Well, not if you choose OpenGL (currently with an FLTK frame) for
plotting. There are two ways of drawing graphics in a Qt window: Either
via a simple, but slow QPainter API, and then you can get a bare (or
multiple) OpenGL "screens" that you can draw on with just OpenGL
commands (similar to the FLTK solution we have now). Drawing directly
with OpenGL is much faster, even large plots should not be a problem,
somewhat depending on your graphics card of course, but with a minimum
overhead. Personally, I think on the large run we should drop support
for gnuplot, unless gnuplot does not provide a C++ API for rendering
with OpenGL and we can link against it. This would be great, too.

OK, the X11 windows is fine.


    The advantage with gnuplot qt terminal is that it has the same look
    and feel as your GUI-O.  The menubar might not contain what you'd
    like for the GUI-O plots, but there may be a way to work with that.
      In gnuplot X11 term is a feature where one can specify an X11
    window ID as a container.  That is, create some X11 app external to
    gnuplot to serve as a container, then set term x11 with an X window
    ID and gnuplot will plot into that window without all the added X
    stuff.  qt terminal appears to have a widget ID; my first guess
    would be that it is a similar sort of thing.  That means you should
    be able to create the layout for a GUI-O plot and pass in some
    widget for gnuplot to use.

    Whatever platform GUI-O is built on will have the Qt environment all
    set to go so one can easily build gnuplot with qt support.

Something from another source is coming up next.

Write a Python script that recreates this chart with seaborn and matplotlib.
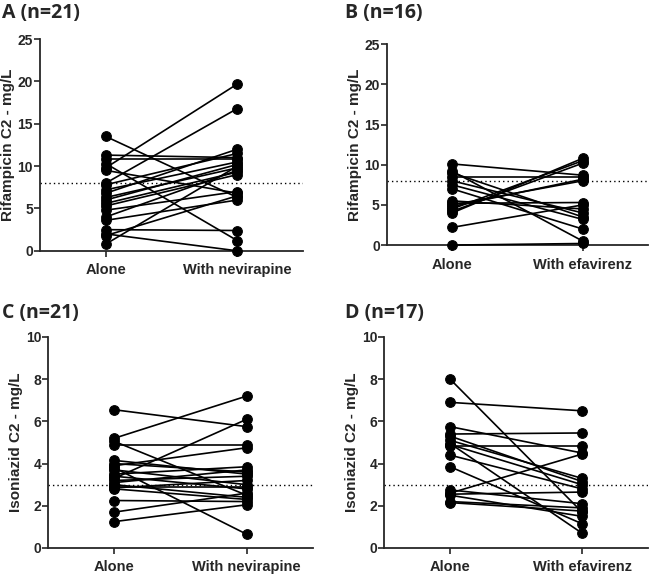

    The only issue is being able to issue Octave a command to switch the
    terminal from x11/aqua/win to qt from the Octave command line.  I
    know that sort of thing is done internally in order to print, but
    external access may be hidden from the user now.  (I don't think we
    want Octave without GUI messing with Qt terminal.


As long as you want to stay platform-independent, you should not mess
with the X11 window ID routines in Qt,a s the documentation states. It
is possible, but it's a hack somehow and considered only a good idea if
you don't care. I tried that once with embedding xterm in another
application, and it worked, but it was just that xterm ran as a separate
process displaying in my GUI. I think we need more close interaction
with the plotting framework.

The X11 window ID was an example. Does Qt have an analogous widget ID that is something different than X11 window ID?